● WHAT IS EXPECTED:
Only the pictures are omitted; repeat all other data exactly.

● RECORDS TO USE:
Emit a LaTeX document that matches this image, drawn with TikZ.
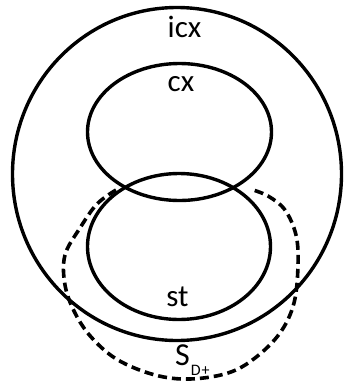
\documentclass[tikz,border=0pt]{standalone}
\usepackage{fontspec}
\setmainfont{Carlito}
\usetikzlibrary{shapes.geometric}
\begin{document}
\begin{tikzpicture}[x=1pt,y=-1pt,
  setline/.style={draw, line width=3.4pt, ellipse, inner sep=0pt, outer sep=0pt},
  lbl/.style={anchor=base, inner sep=0pt, font=\fontsize{31}{36}\selectfont},
  dashline/.style={line width=3.6pt, dash pattern=on 9pt off 5pt}]
\useasboundingbox (0,0) rectangle (347,384);
% the three solid sets
\node[setline, minimum width=329pt, minimum height=333pt] (icx) at (177,174) {};
\node[setline, minimum width=184pt, minimum height=137pt] (cx) at (179.5,132) {};
\node[setline, minimum width=183pt, minimum height=146pt] (st) at (179,246.5) {};
% dashed region S_{D+}
\draw[dashline] plot[smooth, tension=0.6] coordinates {
  (116,190) (97,204) (80,228) (65,255) (65,285) (75,313) (92,338) (118,360)
  (155,375) (190,379) (228,373) (255,358) (280,333) (294,303) (298,265)
  (296,235) (285,210) (268,196) (250,189)};
% labels
\node[lbl] (licx) at (184.5,37) {icx};
\node[lbl] (lcx) at (181,91) {cx};
\node[lbl] (lst) at (177.5,306) {st};
\node[lbl, anchor=base west, font=\fontsize{32}{36}\selectfont] (lsd) at (175,365)
  {S\kern1pt\raisebox{-10pt}{\fontsize{16}{16}\selectfont D\kern1pt+}};
\end{tikzpicture}
\end{document}
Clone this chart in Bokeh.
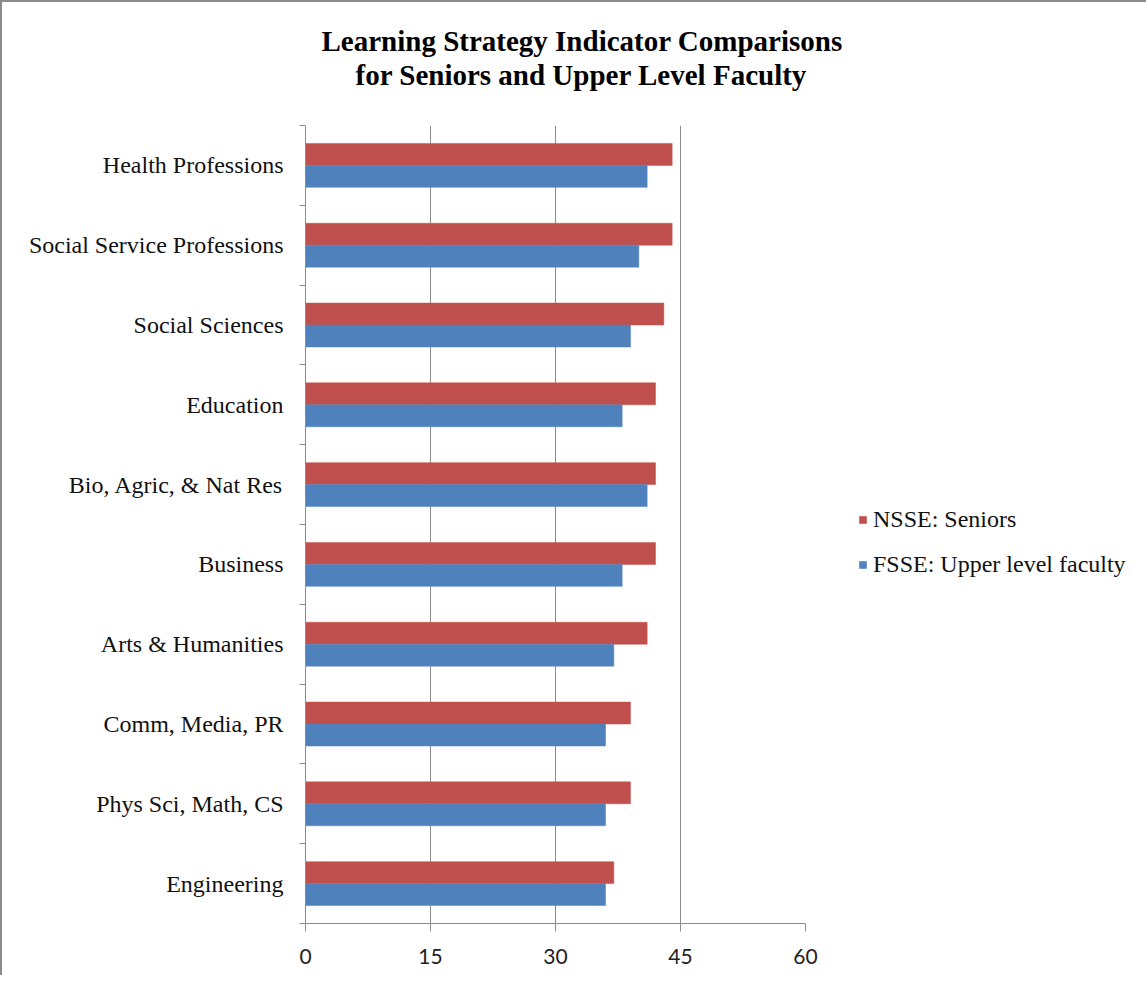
from bokeh.plotting import figure
from bokeh.models import FixedTicker, Legend, LegendItem, ColumnDataSource, Range1d, Title
from bokeh.embed import file_html
from bokeh.resources import INLINE

title_lines = ["Learning Strategy Indicator Comparisons",
               "for Seniors and Upper Level Faculty"]
categories = ["Health Professions", "Social Service Professions", "Social Sciences",
              "Education", "Bio, Agric, & Nat Res", "Business", "Arts & Humanities",
              "Comm, Media, PR", "Phys Sci, Math, CS", "Engineering"]
nsse_seniors = [44, 44, 43, 42, 42, 42, 41, 39, 39, 37]
fsse_faculty = [41, 40, 39, 38, 41, 38, 37, 36, 36, 36]
x_ticks = [0, 15, 30, 45, 60]

n = len(categories)
centers = [n - i - 0.5 for i in range(n)]
bh = 0.275

src_r = ColumnDataSource(dict(y=[c + bh / 2 for c in centers], v=nsse_seniors))
src_b = ColumnDataSource(dict(y=[c - bh / 2 for c in centers], v=fsse_faculty))

p = figure(frame_width=500, frame_height=798, output_backend="svg", toolbar_location=None,
           title=None,
           x_range=Range1d(0, 60), y_range=Range1d(0, n),
           min_border_left=303, min_border_right=335, min_border_top=123,
           min_border_bottom=52)
p.styles = {"border-left": "2px solid #8c8c8c", "border-top": "2px solid #8c8c8c"}

# title: two centred lines; second line is nearest the frame
title_offsets = [16, 50]
title_paddings = [(0, 0, 0, 0), (0, 0, 0, 35)]
for idx in [1, 0]:
    p.add_layout(Title(text=title_lines[idx], align="left", offset=title_offsets[idx],
                       standoff=0, padding=title_paddings[idx],
                       text_font="Liberation Serif", text_font_size="29px",
                       text_font_style="bold", text_color="#000000",
                       text_line_height=1.0), "above")

red = "#C0504D"
blue = "#4F81BD"
rr = p.hbar(y="y", right="v", left=0, height=bh, source=src_r, fill_color=red,
            line_color=red, line_width=0.5)
rb = p.hbar(y="y", right="v", left=0, height=bh, source=src_b, fill_color=blue,
            line_color=blue, line_width=0.5)

# x axis
p.xaxis.ticker = FixedTicker(ticks=x_ticks)
p.xaxis.axis_line_color = "#8c8c8c"
p.xaxis.major_tick_line_color = "#8c8c8c"
p.xaxis.major_tick_out = 8
p.xaxis.major_tick_in = 0
p.xaxis.minor_tick_line_color = None
p.xaxis.major_label_text_font = "Lato"
p.xaxis.major_label_text_font_size = "21px"
p.xaxis.major_label_text_color = "#222222"
p.xaxis.major_label_standoff = 17

# y axis
p.yaxis.ticker = FixedTicker(ticks=centers, minor_ticks=list(range(n + 1)))
p.yaxis.major_label_overrides = {c: categories[i] for i, c in enumerate(centers)}
p.yaxis.major_tick_line_color = None
p.yaxis.minor_tick_line_color = "#8c8c8c"
p.yaxis.minor_tick_out = 6
p.yaxis.minor_tick_in = 0
p.yaxis.axis_line_color = "#8c8c8c"
p.yaxis.major_label_text_font = "Liberation Serif"
p.yaxis.major_label_text_font_size = "24px"
p.yaxis.major_label_text_color = "#111111"
p.yaxis.major_label_standoff = 16

p.xgrid.grid_line_color = "#8c8c8c"
p.xgrid.grid_line_width = 1
p.ygrid.grid_line_color = None
p.outline_line_color = None

legend = Legend(items=[LegendItem(label="NSSE: Seniors", renderers=[rr]),
                       LegendItem(label="FSSE: Upper level faculty", renderers=[rb])])
legend.label_text_font = "Liberation Serif"
legend.label_text_font_size = "24px"
legend.label_text_color = "#111111"
legend.glyph_width = 9
legend.glyph_height = 9
legend.label_standoff = 6
legend.label_height = 24
legend.spacing = 18
legend.border_line_color = None
legend.background_fill_alpha = 0
legend.margin = 0
legend.padding = 0
legend.location = (53, 345)
p.add_layout(legend, "right")

open("out.html", "w").write(file_html(p, INLINE))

● THE RESPONSE:
Emit a LaTeX document that matches this image, drawn with TikZ.
\documentclass[tikz,border=0pt]{standalone}
\usepackage{fontspec}
\setmainfont{Carlito}
\usetikzlibrary{shapes.geometric}
\begin{document}
\begin{tikzpicture}[x=1pt,y=-1pt,
  setline/.style={draw, line width=3.4pt, ellipse, inner sep=0pt, outer sep=0pt},
  lbl/.style={anchor=base, inner sep=0pt, font=\fontsize{31}{36}\selectfont},
  dashline/.style={line width=3.6pt, dash pattern=on 9pt off 5pt}]
\useasboundingbox (0,0) rectangle (347,384);
% the three solid sets
\node[setline, minimum width=329pt, minimum height=333pt] (icx) at (177,174) {};
\node[setline, minimum width=184pt, minimum height=137pt] (cx) at (179.5,132) {};
\node[setline, minimum width=183pt, minimum height=146pt] (st) at (179,246.5) {};
% dashed region S_{D+}
\draw[dashline] plot[smooth, tension=0.6] coordinates {
  (116,190) (97,204) (80,228) (65,255) (65,285) (75,313) (92,338) (118,360)
  (155,375) (190,379) (228,373) (255,358) (280,333) (294,303) (298,265)
  (296,235) (285,210) (268,196) (250,189)};
% labels
\node[lbl] (licx) at (184.5,37) {icx};
\node[lbl] (lcx) at (181,91) {cx};
\node[lbl] (lst) at (177.5,306) {st};
\node[lbl, anchor=base west, font=\fontsize{32}{36}\selectfont] (lsd) at (175,365)
  {S\kern1pt\raisebox{-10pt}{\fontsize{16}{16}\selectfont D\kern1pt+}};
\end{tikzpicture}
\end{document}
Clone this chart in Bokeh.
from bokeh.plotting import figure
from bokeh.models import FixedTicker, Legend, LegendItem, ColumnDataSource, Range1d, Title
from bokeh.embed import file_html
from bokeh.resources import INLINE

title_lines = ["Learning Strategy Indicator Comparisons",
               "for Seniors and Upper Level Faculty"]
categories = ["Health Professions", "Social Service Professions", "Social Sciences",
              "Education", "Bio, Agric, & Nat Res", "Business", "Arts & Humanities",
              "Comm, Media, PR", "Phys Sci, Math, CS", "Engineering"]
nsse_seniors = [44, 44, 43, 42, 42, 42, 41, 39, 39, 37]
fsse_faculty = [41, 40, 39, 38, 41, 38, 37, 36, 36, 36]
x_ticks = [0, 15, 30, 45, 60]

n = len(categories)
centers = [n - i - 0.5 for i in range(n)]
bh = 0.275

src_r = ColumnDataSource(dict(y=[c + bh / 2 for c in centers], v=nsse_seniors))
src_b = ColumnDataSource(dict(y=[c - bh / 2 for c in centers], v=fsse_faculty))

p = figure(frame_width=500, frame_height=798, output_backend="svg", toolbar_location=None,
           title=None,
           x_range=Range1d(0, 60), y_range=Range1d(0, n),
           min_border_left=303, min_border_right=335, min_border_top=123,
           min_border_bottom=52)
p.styles = {"border-left": "2px solid #8c8c8c", "border-top": "2px solid #8c8c8c"}

# title: two centred lines; second line is nearest the frame
title_offsets = [16, 50]
title_paddings = [(0, 0, 0, 0), (0, 0, 0, 35)]
for idx in [1, 0]:
    p.add_layout(Title(text=title_lines[idx], align="left", offset=title_offsets[idx],
                       standoff=0, padding=title_paddings[idx],
                       text_font="Liberation Serif", text_font_size="29px",
                       text_font_style="bold", text_color="#000000",
                       text_line_height=1.0), "above")

red = "#C0504D"
blue = "#4F81BD"
rr = p.hbar(y="y", right="v", left=0, height=bh, source=src_r, fill_color=red,
            line_color=red, line_width=0.5)
rb = p.hbar(y="y", right="v", left=0, height=bh, source=src_b, fill_color=blue,
            line_color=blue, line_width=0.5)

# x axis
p.xaxis.ticker = FixedTicker(ticks=x_ticks)
p.xaxis.axis_line_color = "#8c8c8c"
p.xaxis.major_tick_line_color = "#8c8c8c"
p.xaxis.major_tick_out = 8
p.xaxis.major_tick_in = 0
p.xaxis.minor_tick_line_color = None
p.xaxis.major_label_text_font = "Lato"
p.xaxis.major_label_text_font_size = "21px"
p.xaxis.major_label_text_color = "#222222"
p.xaxis.major_label_standoff = 17

# y axis
p.yaxis.ticker = FixedTicker(ticks=centers, minor_ticks=list(range(n + 1)))
p.yaxis.major_label_overrides = {c: categories[i] for i, c in enumerate(centers)}
p.yaxis.major_tick_line_color = None
p.yaxis.minor_tick_line_color = "#8c8c8c"
p.yaxis.minor_tick_out = 6
p.yaxis.minor_tick_in = 0
p.yaxis.axis_line_color = "#8c8c8c"
p.yaxis.major_label_text_font = "Liberation Serif"
p.yaxis.major_label_text_font_size = "24px"
p.yaxis.major_label_text_color = "#111111"
p.yaxis.major_label_standoff = 16

p.xgrid.grid_line_color = "#8c8c8c"
p.xgrid.grid_line_width = 1
p.ygrid.grid_line_color = None
p.outline_line_color = None

legend = Legend(items=[LegendItem(label="NSSE: Seniors", renderers=[rr]),
                       LegendItem(label="FSSE: Upper level faculty", renderers=[rb])])
legend.label_text_font = "Liberation Serif"
legend.label_text_font_size = "24px"
legend.label_text_color = "#111111"
legend.glyph_width = 9
legend.glyph_height = 9
legend.label_standoff = 6
legend.label_height = 24
legend.spacing = 18
legend.border_line_color = None
legend.background_fill_alpha = 0
legend.margin = 0
legend.padding = 0
legend.location = (53, 345)
p.add_layout(legend, "right")

open("out.html", "w").write(file_html(p, INLINE))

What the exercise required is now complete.